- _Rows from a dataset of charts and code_

##########

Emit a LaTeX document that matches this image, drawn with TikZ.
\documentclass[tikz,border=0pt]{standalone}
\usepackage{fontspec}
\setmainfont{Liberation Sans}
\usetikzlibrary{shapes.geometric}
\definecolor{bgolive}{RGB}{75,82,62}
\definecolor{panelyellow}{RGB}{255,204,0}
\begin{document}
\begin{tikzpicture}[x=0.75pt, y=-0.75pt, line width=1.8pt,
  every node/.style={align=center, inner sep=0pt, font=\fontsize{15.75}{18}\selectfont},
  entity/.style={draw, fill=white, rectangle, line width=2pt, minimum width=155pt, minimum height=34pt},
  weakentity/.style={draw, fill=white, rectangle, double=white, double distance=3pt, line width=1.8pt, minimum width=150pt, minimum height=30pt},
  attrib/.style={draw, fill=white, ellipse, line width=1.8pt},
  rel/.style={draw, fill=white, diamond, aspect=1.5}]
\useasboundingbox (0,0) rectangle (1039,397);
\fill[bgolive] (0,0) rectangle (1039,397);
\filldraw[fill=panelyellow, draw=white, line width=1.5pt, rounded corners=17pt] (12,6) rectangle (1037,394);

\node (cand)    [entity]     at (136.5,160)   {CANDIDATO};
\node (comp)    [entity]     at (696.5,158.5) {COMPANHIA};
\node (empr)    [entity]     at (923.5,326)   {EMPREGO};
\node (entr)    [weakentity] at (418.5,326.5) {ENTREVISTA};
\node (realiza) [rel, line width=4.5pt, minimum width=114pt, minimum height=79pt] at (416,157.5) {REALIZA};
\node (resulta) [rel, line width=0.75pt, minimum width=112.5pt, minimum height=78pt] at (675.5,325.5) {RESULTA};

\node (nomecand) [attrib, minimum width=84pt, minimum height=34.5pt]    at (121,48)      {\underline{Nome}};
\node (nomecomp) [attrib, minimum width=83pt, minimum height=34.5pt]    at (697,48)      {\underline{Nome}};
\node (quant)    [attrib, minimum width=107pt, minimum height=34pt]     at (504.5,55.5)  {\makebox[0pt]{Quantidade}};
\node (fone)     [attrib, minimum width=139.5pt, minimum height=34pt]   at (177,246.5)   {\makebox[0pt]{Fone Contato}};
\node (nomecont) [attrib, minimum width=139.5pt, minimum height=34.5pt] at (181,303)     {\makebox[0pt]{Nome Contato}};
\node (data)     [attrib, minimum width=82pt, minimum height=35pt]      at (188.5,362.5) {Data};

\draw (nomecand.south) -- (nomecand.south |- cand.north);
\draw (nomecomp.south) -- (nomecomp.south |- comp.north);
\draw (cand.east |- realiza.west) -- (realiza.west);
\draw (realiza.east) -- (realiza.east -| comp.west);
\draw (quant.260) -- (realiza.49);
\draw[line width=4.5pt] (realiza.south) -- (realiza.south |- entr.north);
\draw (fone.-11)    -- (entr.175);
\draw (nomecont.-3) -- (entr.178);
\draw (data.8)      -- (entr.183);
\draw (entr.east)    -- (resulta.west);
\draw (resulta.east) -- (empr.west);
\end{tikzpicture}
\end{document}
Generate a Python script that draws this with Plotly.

##########

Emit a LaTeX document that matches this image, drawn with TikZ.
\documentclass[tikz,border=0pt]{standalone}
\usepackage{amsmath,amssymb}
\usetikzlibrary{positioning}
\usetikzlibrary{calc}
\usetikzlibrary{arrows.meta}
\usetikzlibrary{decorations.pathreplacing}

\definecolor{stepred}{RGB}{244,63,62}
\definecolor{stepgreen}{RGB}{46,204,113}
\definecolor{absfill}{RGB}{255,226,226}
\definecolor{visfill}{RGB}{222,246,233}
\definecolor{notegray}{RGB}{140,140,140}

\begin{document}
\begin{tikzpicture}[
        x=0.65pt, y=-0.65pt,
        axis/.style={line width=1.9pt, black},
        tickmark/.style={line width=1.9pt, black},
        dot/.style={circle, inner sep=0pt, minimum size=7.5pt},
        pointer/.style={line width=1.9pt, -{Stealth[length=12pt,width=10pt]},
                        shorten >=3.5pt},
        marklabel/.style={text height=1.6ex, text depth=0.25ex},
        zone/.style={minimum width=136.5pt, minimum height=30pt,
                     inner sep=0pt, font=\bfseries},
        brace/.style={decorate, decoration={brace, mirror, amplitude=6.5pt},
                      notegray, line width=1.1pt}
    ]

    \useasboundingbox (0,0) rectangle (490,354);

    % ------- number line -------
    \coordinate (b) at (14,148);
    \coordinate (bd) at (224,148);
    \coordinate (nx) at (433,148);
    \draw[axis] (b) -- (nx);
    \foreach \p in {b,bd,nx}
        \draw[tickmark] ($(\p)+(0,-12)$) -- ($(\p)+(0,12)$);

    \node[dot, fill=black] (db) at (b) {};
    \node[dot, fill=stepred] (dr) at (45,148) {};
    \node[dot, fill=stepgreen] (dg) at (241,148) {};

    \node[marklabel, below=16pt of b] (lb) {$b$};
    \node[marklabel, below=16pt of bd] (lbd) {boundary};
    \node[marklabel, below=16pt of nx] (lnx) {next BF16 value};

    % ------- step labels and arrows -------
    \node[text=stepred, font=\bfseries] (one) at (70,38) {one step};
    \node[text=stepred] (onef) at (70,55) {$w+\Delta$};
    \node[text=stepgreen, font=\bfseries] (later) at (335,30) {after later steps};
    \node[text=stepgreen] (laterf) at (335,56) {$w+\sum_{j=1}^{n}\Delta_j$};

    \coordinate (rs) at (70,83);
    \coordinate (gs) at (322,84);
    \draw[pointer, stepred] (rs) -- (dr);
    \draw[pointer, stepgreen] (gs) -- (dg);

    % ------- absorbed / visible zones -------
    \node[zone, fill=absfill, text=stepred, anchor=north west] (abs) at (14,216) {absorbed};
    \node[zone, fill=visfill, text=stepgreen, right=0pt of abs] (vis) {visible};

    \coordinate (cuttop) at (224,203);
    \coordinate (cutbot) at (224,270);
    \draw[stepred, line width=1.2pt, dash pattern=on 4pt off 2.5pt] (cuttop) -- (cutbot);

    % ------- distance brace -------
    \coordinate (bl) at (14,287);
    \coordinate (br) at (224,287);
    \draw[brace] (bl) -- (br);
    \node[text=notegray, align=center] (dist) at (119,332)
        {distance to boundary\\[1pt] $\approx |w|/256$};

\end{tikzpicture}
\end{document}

##########

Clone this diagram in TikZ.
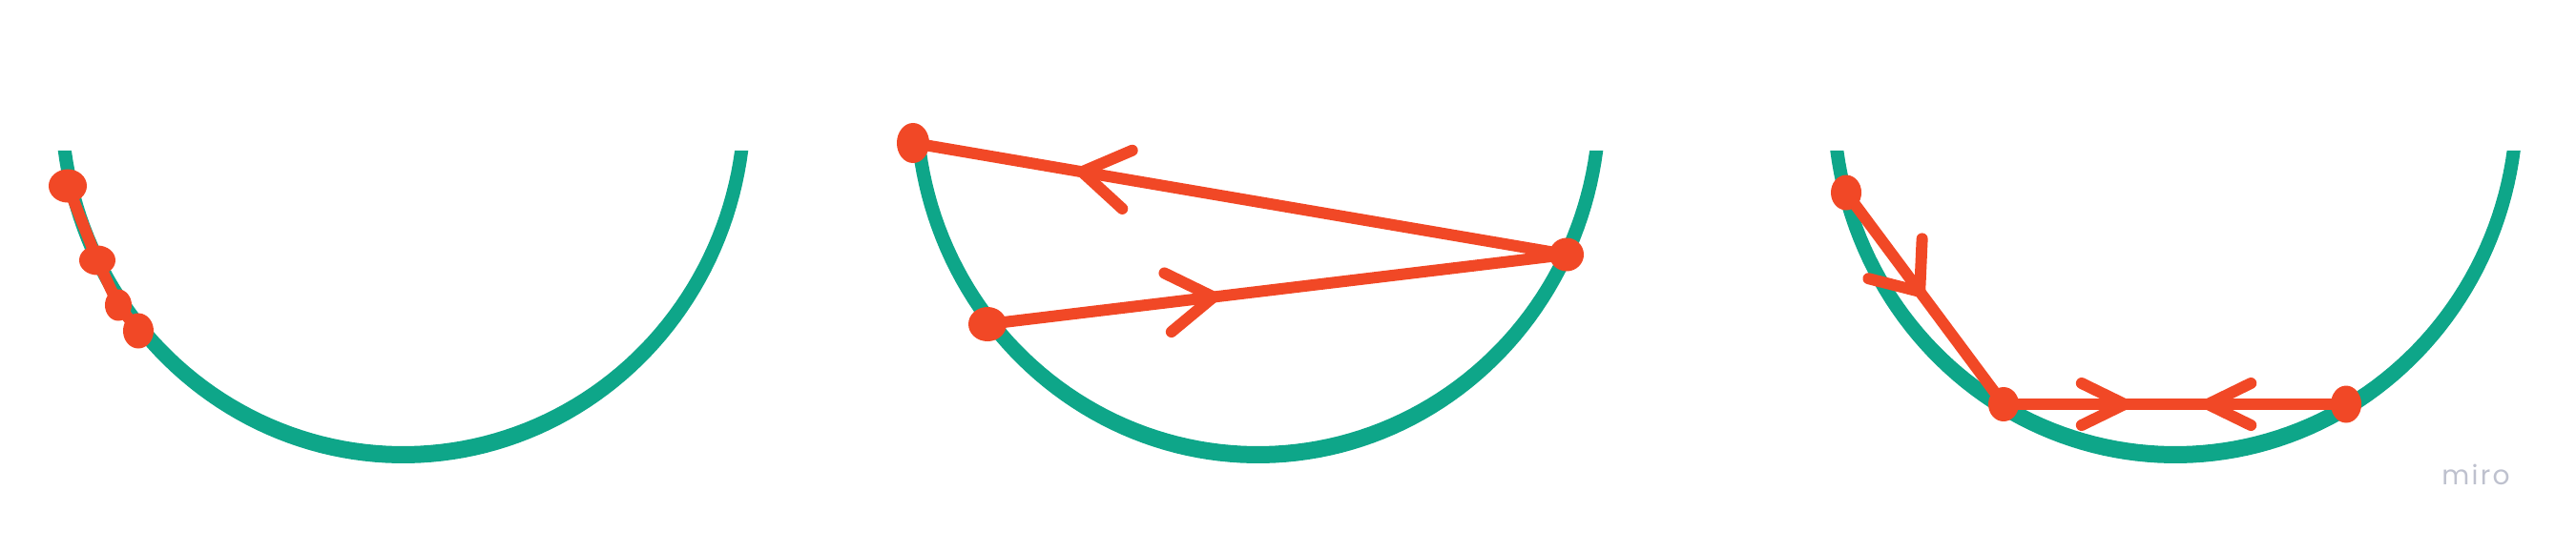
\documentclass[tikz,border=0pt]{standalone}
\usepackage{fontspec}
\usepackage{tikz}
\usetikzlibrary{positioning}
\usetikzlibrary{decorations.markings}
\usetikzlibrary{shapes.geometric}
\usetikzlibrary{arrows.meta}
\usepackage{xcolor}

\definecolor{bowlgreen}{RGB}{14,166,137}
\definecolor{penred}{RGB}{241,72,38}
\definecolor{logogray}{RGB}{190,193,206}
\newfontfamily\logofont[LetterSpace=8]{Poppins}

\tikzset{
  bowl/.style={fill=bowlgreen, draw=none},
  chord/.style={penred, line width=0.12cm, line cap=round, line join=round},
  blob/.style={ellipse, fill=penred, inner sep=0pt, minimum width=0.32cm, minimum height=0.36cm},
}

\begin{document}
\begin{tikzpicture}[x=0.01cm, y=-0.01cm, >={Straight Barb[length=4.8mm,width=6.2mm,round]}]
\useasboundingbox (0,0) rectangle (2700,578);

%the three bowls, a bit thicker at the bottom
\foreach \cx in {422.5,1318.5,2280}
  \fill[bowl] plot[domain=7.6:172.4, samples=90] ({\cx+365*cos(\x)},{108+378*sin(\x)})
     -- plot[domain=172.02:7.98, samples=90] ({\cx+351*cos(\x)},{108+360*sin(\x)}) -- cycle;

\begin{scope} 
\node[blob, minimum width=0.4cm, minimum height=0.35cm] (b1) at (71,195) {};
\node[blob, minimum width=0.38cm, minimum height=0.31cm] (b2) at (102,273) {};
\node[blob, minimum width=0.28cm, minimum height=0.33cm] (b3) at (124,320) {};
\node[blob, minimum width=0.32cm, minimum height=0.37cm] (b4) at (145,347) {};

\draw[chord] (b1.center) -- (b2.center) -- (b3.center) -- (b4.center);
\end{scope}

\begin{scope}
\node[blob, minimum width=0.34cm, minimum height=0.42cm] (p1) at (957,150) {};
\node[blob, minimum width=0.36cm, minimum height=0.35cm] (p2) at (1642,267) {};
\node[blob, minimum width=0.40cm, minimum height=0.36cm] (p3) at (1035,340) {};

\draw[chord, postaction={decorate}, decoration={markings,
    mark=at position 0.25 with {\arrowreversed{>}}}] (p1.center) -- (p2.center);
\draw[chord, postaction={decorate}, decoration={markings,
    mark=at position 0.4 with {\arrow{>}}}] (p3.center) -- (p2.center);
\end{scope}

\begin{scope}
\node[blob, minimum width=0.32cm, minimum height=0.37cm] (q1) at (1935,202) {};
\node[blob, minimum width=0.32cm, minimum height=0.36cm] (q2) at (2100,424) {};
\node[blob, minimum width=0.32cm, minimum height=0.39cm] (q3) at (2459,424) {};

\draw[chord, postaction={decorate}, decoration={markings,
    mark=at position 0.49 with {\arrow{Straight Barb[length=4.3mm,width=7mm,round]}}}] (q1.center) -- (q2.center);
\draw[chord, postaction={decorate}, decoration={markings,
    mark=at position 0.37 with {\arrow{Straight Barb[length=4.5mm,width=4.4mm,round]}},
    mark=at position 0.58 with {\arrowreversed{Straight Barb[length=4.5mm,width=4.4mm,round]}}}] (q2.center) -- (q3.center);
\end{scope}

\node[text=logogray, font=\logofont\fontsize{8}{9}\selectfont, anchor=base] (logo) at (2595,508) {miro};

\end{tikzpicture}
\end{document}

##########

- _DESCRIPTION OF THE TASK_
Copy out each line of the data containing the string "with".

- _EXERCISE RESULT_
Emit a LaTeX document that matches this image, drawn with TikZ.
Generate a Python script that draws this with Plotly.
Emit a LaTeX document that matches this image, drawn with TikZ.
    mark=at position 0.25 with {\arrowreversed{>}}}] (p1.center) -- (p2.center);
    mark=at position 0.4 with {\arrow{>}}}] (p3.center) -- (p2.center);
    mark=at position 0.49 with {\arrow{Straight Barb[length=4.3mm,width=7mm,round]}}}] (q1.center) -- (q2.center);
    mark=at position 0.37 with {\arrow{Straight Barb[length=4.5mm,width=4.4mm,round]}},
    mark=at position 0.58 with {\arrowreversed{Straight Barb[length=4.5mm,width=4.4mm,round]}}}] (q2.center) -- (q3.center);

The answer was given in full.